Das Wunder blieb aus. Zwar hat Trump mit seiner Aggressivität zumindest den Absturz etwas verlangsamen können. Seine Botschaft, Clinton und das Establishment seien schuld an allen Problemen der USA, konnte er immer wieder anbringen: vom "Islamischen Staat" bis zu Wirtschaftsproblemen. Doch die Abwärtsspirale, in der seine Kampagne gefangen ist, kann er damit nicht stoppen. Dafür reicht es nicht.

So war das außergewöhnlich schäbige, außergewöhnlich persönliche zweite TV-Duell nur die logische Fortsetzung eines außergewöhnlich schäbigen Wahlkampfs. Ein neuer hässlicher Moment amerikanischer Politik. Und das lag vor allem an Trump.

Trump hätte Clinton schlagen können

Unablässig feindete er seine Kontrahentin an, zu Beginn gaben sich die beiden nicht einmal die Hand.
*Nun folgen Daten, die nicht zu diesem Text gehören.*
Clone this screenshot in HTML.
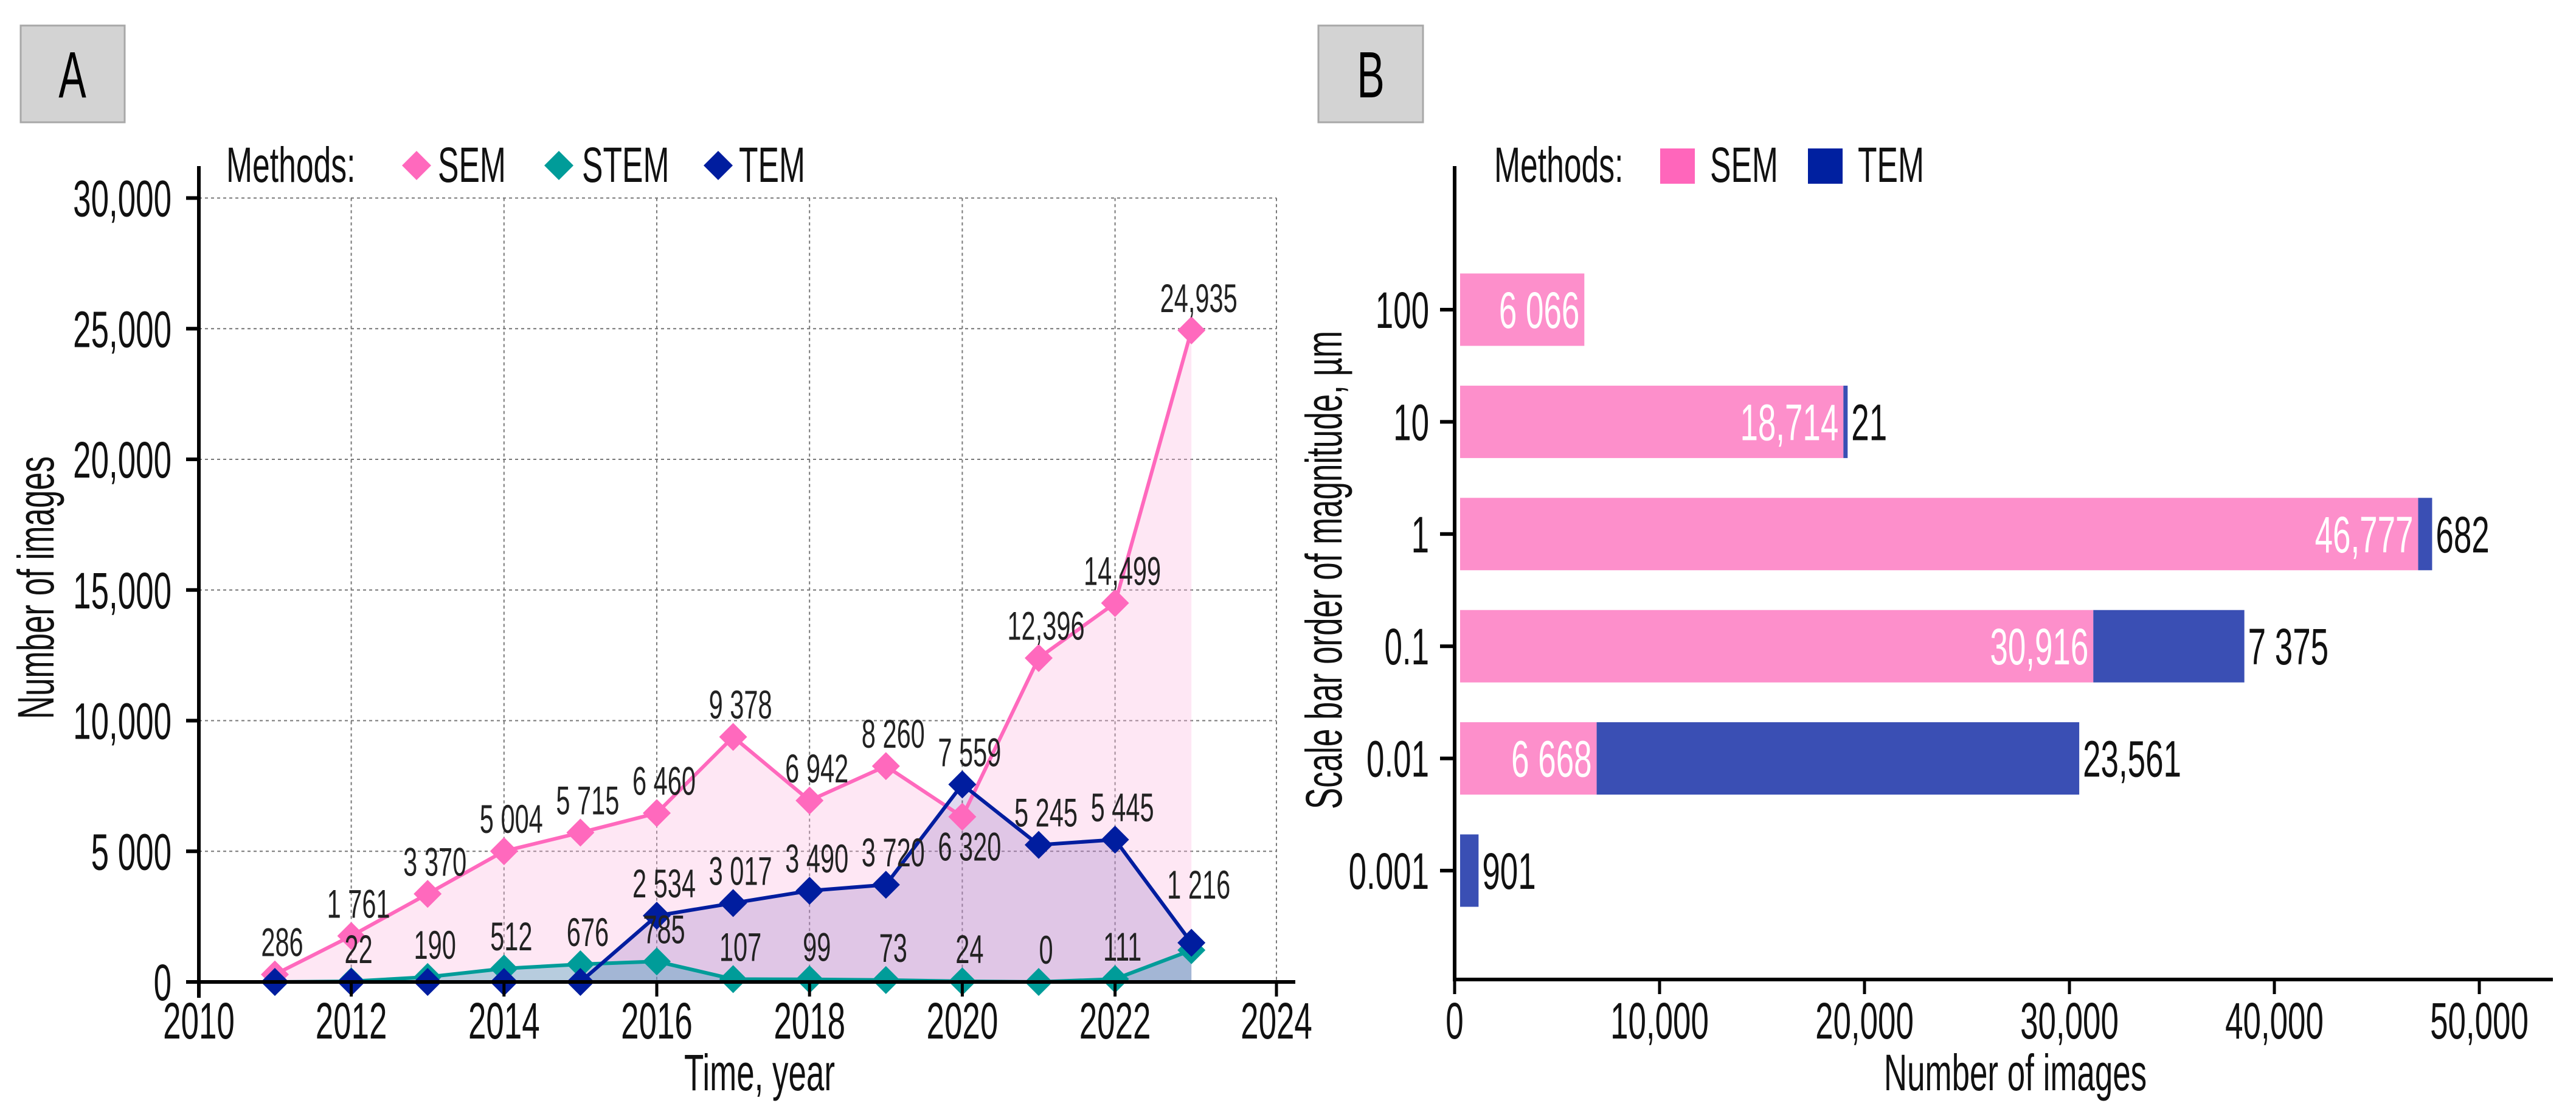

Trump erklärte, Hillary trage "ungeheuren Hass im Herzen". Und ja, ins Gefängnis würde er sie natürlich auch stecken. (Wie die Debatte gelaufen ist, lesen Sie hier.)

Trump hätte schon vor Wochen versuchen müssen, wenigstens ein paar Gemäßigte, ein paar unentschlossene Wähler von sich zu überzeugen. Er kann nicht US-Präsident werden ohne die Stimmen von Frauen, Schwarzen und Latinos.

Dann hätte er Clinton gefährlich werden können. Auch das zeigte das TV-Duell überdeutlich. Die Demokratin hat große Schwächen, es gelingt ihr nicht, die Menschen von sich zu begeistern. Sie ist alles andere als eine gute Präsidentschaftsbewerberin. Trump hätte sie schlagen können, hätte er sein erratisches Verhalten zumindest ein wenig hin zum Staatsmännischen verändert.

Doch eine solche Veränderung ist nach diesem TV-Duell endgültig nicht mehr vorstellbar. Trump kann nicht präsidial, kann nicht zurückhaltend, kann nicht versöhnend. Der Republikaner ist dünnhäutig, reagiert auf jede Kritik grobschlächtig und rachsüchtig. Die, die nicht für ihn sind, sieht der Narzisst als Feinde. Er kann keinen Schritt auf sie zu machen.

Deshalb bleibt ihm nur eine Richtung: wütende Attacke.

So wird er in den wenigen Wochen bis zur Wahl am 8. November seine Anhängerschaft weiter anstacheln. Der Polit-Godzilla ist angeschossen und dadurch gefährlich. Waidwund schlägt er um sich, außer Kontrolle. Trump, die Verkörperung eines kranken Systems, wird auch das wenige, das Amerika noch an politischer Würde geblieben ist, einreißen.

Und am Ende? Bleibt Verwüstung. Vielleicht ist das der Nullpunkt, den die USA nötig haben. Vielleicht braucht es die Trümmerwüste, um neu anfangen zu können. Doch sicher ist das keineswegs.

Was dagegen sicher ist: Am Ende dieses Wahlkampfs wird eine schwache US-Präsidentin stehen. Hillary Clinton wird damit leben müssen, dass es nach ihrer Wahl heißt, sie hätte gesiegt, weil sie gegen diesen Trump einfach nicht verlieren konnte.